▸ Exercise
Extract only the lines running from the top of the entries to the line that holds "lw=2.2, label='Imitation guns')". Include that line and omit the pictures.

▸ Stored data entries
§ §
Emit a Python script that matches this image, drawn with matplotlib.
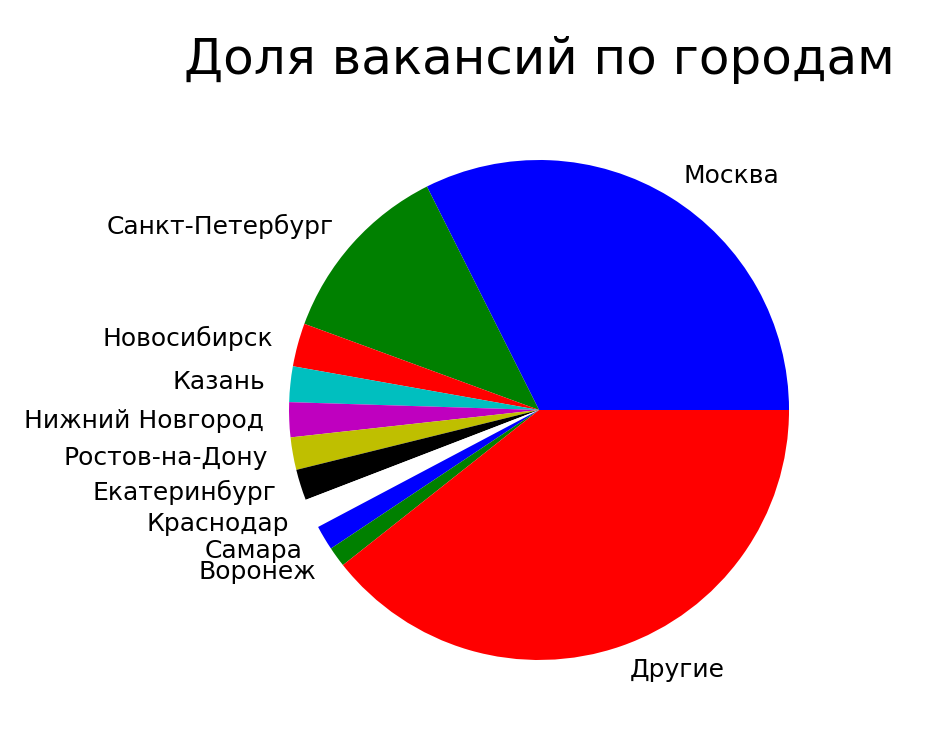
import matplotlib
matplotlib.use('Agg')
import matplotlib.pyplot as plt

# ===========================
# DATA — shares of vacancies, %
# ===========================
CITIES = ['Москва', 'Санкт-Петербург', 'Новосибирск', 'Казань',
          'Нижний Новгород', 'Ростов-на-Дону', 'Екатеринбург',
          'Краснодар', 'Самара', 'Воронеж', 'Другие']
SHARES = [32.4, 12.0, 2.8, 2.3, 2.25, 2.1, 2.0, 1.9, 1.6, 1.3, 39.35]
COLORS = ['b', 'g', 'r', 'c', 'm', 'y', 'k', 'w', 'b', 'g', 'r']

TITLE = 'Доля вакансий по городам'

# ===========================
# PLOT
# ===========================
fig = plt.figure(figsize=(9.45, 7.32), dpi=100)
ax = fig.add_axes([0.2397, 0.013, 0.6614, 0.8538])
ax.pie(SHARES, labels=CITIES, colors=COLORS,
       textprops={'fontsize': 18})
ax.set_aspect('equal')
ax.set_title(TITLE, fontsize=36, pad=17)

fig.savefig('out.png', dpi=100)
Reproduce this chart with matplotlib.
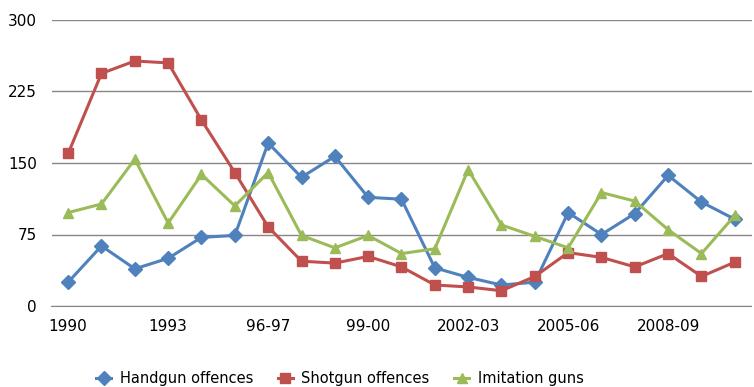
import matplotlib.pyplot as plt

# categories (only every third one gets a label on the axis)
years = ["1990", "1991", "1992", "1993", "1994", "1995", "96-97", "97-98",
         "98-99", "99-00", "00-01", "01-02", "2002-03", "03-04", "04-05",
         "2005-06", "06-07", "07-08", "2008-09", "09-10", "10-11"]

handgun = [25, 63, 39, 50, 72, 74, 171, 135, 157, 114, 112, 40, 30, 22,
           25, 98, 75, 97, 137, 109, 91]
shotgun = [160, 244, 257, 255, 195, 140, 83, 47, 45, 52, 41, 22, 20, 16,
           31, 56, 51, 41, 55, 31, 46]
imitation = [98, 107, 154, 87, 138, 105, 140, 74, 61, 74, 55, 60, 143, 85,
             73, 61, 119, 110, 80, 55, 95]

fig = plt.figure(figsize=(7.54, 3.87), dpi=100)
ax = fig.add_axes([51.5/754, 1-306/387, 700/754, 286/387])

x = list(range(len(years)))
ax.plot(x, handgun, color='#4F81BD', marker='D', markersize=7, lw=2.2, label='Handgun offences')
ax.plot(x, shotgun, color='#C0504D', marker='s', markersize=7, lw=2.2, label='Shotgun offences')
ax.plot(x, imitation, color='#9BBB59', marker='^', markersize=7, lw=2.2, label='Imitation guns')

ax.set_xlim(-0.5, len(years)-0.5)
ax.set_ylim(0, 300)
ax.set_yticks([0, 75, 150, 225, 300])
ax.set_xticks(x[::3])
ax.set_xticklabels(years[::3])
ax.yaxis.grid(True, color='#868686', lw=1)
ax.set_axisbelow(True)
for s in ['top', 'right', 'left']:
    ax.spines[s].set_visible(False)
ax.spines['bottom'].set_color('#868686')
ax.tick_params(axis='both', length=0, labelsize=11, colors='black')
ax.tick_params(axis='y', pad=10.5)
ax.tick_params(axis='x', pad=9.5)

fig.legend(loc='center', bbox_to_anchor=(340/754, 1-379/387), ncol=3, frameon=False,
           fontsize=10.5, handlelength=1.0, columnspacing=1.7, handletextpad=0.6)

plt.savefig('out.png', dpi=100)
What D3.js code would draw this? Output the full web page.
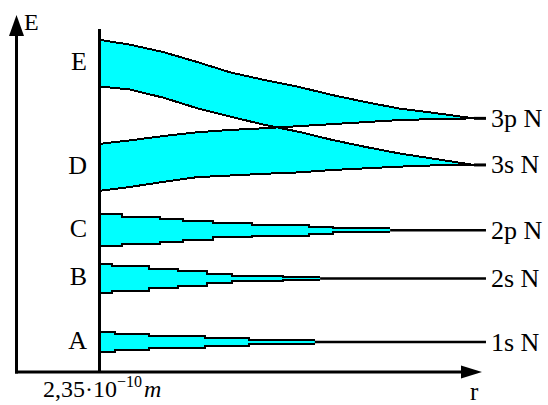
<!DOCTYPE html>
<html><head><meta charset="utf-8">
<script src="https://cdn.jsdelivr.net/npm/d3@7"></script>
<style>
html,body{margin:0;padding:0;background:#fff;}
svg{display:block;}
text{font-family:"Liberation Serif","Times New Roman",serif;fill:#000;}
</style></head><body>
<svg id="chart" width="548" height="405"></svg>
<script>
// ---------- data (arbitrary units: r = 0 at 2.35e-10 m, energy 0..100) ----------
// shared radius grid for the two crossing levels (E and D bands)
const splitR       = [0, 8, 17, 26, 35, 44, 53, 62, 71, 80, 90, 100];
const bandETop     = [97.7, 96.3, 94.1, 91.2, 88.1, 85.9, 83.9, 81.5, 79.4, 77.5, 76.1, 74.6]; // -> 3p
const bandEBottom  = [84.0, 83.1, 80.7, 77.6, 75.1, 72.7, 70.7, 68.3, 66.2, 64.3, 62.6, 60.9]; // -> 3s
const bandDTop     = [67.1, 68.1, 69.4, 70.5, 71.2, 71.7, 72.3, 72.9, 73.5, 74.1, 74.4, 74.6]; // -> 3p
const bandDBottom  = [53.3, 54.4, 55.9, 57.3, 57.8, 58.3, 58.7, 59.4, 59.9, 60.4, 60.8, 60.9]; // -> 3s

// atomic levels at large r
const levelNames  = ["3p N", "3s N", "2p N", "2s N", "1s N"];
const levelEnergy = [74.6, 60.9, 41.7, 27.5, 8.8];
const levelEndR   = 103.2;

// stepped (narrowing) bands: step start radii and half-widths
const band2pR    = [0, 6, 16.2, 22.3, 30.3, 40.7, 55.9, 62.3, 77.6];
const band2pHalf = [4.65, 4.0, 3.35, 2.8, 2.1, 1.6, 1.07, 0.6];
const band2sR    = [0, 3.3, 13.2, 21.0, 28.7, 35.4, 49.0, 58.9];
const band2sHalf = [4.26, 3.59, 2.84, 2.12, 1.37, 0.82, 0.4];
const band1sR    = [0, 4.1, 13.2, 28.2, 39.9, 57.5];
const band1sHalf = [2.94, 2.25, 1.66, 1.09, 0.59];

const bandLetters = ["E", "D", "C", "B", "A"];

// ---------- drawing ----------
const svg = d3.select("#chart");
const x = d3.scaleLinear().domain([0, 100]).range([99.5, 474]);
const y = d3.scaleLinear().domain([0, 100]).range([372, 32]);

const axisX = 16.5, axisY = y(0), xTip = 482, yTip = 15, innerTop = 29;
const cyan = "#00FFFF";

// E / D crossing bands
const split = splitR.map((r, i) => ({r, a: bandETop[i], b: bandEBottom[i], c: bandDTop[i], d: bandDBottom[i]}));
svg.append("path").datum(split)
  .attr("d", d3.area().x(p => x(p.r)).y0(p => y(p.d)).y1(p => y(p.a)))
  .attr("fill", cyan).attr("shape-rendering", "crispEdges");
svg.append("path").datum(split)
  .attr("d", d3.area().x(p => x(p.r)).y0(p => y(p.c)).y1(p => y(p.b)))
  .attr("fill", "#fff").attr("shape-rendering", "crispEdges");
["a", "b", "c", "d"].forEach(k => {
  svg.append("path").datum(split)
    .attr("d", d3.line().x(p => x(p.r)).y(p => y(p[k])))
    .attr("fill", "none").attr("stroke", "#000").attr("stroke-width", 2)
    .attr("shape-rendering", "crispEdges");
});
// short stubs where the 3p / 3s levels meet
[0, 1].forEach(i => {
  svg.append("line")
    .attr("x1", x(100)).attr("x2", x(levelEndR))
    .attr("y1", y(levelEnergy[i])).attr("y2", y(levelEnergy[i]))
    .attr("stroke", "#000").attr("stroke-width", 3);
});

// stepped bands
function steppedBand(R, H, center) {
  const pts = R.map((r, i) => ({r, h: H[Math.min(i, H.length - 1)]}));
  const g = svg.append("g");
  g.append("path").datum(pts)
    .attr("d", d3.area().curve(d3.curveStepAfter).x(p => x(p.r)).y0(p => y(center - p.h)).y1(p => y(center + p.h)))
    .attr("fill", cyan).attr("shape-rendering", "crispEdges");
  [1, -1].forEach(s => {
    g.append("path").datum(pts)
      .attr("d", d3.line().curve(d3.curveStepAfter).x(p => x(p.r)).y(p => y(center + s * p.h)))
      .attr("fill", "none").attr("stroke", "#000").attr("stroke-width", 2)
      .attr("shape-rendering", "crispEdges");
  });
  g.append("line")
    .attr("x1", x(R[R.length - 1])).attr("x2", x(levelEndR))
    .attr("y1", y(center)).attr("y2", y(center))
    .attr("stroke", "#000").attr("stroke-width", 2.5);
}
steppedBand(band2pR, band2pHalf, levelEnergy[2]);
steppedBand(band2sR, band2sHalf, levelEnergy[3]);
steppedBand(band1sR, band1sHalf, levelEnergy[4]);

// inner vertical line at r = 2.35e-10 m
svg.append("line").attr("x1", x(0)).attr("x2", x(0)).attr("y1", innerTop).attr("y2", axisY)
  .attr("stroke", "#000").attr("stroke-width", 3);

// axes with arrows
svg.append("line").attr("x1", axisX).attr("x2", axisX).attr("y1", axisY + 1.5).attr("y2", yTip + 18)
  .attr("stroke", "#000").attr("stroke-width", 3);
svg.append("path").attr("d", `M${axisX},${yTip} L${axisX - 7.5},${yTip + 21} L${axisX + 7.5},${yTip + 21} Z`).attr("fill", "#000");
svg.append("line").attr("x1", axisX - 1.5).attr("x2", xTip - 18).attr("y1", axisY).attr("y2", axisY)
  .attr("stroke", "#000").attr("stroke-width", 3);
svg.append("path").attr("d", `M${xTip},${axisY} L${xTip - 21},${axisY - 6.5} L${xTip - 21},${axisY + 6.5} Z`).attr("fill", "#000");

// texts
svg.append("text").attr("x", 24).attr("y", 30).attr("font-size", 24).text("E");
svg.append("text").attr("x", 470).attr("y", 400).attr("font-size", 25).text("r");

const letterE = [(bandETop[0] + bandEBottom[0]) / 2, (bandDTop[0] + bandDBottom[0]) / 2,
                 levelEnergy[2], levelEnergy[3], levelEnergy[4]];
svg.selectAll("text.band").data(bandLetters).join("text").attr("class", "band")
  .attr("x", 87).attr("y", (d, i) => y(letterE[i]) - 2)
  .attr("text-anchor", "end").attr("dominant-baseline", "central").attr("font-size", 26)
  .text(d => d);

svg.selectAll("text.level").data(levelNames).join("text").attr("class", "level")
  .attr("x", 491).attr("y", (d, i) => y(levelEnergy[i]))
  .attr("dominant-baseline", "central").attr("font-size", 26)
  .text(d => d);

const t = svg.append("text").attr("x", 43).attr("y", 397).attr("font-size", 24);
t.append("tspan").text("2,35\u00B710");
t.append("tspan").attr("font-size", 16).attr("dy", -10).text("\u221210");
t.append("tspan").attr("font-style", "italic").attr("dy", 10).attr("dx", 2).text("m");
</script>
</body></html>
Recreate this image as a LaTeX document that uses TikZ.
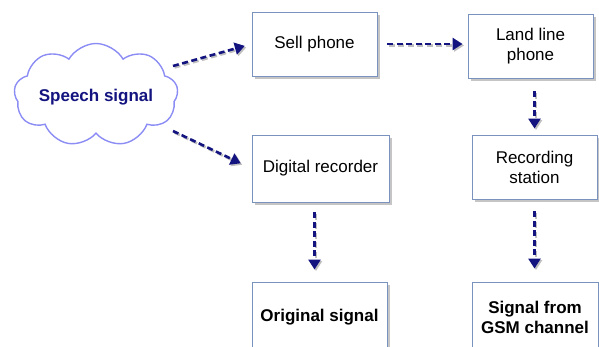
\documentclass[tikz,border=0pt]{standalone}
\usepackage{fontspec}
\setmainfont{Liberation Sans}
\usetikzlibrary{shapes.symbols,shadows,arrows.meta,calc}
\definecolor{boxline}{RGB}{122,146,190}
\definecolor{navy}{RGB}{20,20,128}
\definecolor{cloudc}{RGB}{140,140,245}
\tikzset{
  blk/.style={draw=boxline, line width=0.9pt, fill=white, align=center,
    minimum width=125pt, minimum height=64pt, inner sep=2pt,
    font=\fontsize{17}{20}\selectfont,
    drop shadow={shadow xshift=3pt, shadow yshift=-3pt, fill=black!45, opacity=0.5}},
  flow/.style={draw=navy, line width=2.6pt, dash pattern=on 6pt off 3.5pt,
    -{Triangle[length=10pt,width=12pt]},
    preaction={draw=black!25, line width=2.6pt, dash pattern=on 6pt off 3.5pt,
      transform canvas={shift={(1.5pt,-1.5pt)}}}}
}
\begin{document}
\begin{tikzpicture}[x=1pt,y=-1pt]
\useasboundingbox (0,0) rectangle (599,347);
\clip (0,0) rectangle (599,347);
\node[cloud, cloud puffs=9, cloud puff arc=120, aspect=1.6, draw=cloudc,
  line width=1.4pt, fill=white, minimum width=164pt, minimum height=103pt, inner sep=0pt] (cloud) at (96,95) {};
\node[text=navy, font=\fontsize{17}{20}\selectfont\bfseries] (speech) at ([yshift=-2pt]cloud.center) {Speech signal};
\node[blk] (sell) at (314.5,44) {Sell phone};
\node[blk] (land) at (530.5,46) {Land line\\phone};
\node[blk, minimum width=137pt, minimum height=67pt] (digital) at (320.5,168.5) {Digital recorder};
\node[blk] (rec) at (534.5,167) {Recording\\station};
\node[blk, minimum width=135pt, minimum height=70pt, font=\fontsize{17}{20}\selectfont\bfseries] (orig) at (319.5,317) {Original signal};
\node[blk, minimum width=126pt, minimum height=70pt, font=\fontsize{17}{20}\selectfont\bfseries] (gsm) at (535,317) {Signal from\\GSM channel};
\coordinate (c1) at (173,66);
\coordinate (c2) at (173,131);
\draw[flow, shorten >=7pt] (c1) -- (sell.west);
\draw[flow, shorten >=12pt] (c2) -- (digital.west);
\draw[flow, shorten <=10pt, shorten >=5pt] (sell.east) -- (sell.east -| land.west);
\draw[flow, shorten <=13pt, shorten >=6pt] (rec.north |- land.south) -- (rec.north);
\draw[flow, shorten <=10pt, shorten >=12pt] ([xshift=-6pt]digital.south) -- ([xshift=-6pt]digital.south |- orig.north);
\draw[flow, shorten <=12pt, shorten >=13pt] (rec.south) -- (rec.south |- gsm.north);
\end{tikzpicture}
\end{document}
§ §
▸ Problem solution
Emit a Python script that matches this image, drawn with matplotlib.
import matplotlib
matplotlib.use('Agg')
import matplotlib.pyplot as plt

# ===========================
# DATA — shares of vacancies, %
# ===========================
CITIES = ['Москва', 'Санкт-Петербург', 'Новосибирск', 'Казань',
          'Нижний Новгород', 'Ростов-на-Дону', 'Екатеринбург',
          'Краснодар', 'Самара', 'Воронеж', 'Другие']
SHARES = [32.4, 12.0, 2.8, 2.3, 2.25, 2.1, 2.0, 1.9, 1.6, 1.3, 39.35]
COLORS = ['b', 'g', 'r', 'c', 'm', 'y', 'k', 'w', 'b', 'g', 'r']

TITLE = 'Доля вакансий по городам'

# ===========================
# PLOT
# ===========================
fig = plt.figure(figsize=(9.45, 7.32), dpi=100)
ax = fig.add_axes([0.2397, 0.013, 0.6614, 0.8538])
ax.pie(SHARES, labels=CITIES, colors=COLORS,
       textprops={'fontsize': 18})
ax.set_aspect('equal')
ax.set_title(TITLE, fontsize=36, pad=17)

fig.savefig('out.png', dpi=100)
Reproduce this chart with matplotlib.
import matplotlib.pyplot as plt

# categories (only every third one gets a label on the axis)
years = ["1990", "1991", "1992", "1993", "1994", "1995", "96-97", "97-98",
         "98-99", "99-00", "00-01", "01-02", "2002-03", "03-04", "04-05",
         "2005-06", "06-07", "07-08", "2008-09", "09-10", "10-11"]

handgun = [25, 63, 39, 50, 72, 74, 171, 135, 157, 114, 112, 40, 30, 22,
           25, 98, 75, 97, 137, 109, 91]
shotgun = [160, 244, 257, 255, 195, 140, 83, 47, 45, 52, 41, 22, 20, 16,
           31, 56, 51, 41, 55, 31, 46]
imitation = [98, 107, 154, 87, 138, 105, 140, 74, 61, 74, 55, 60, 143, 85,
             73, 61, 119, 110, 80, 55, 95]

fig = plt.figure(figsize=(7.54, 3.87), dpi=100)
ax = fig.add_axes([51.5/754, 1-306/387, 700/754, 286/387])

x = list(range(len(years)))
ax.plot(x, handgun, color='#4F81BD', marker='D', markersize=7, lw=2.2, label='Handgun offences')
ax.plot(x, shotgun, color='#C0504D', marker='s', markersize=7, lw=2.2, label='Shotgun offences')
ax.plot(x, imitation, color='#9BBB59', marker='^', markersize=7, lw=2.2, label='Imitation guns')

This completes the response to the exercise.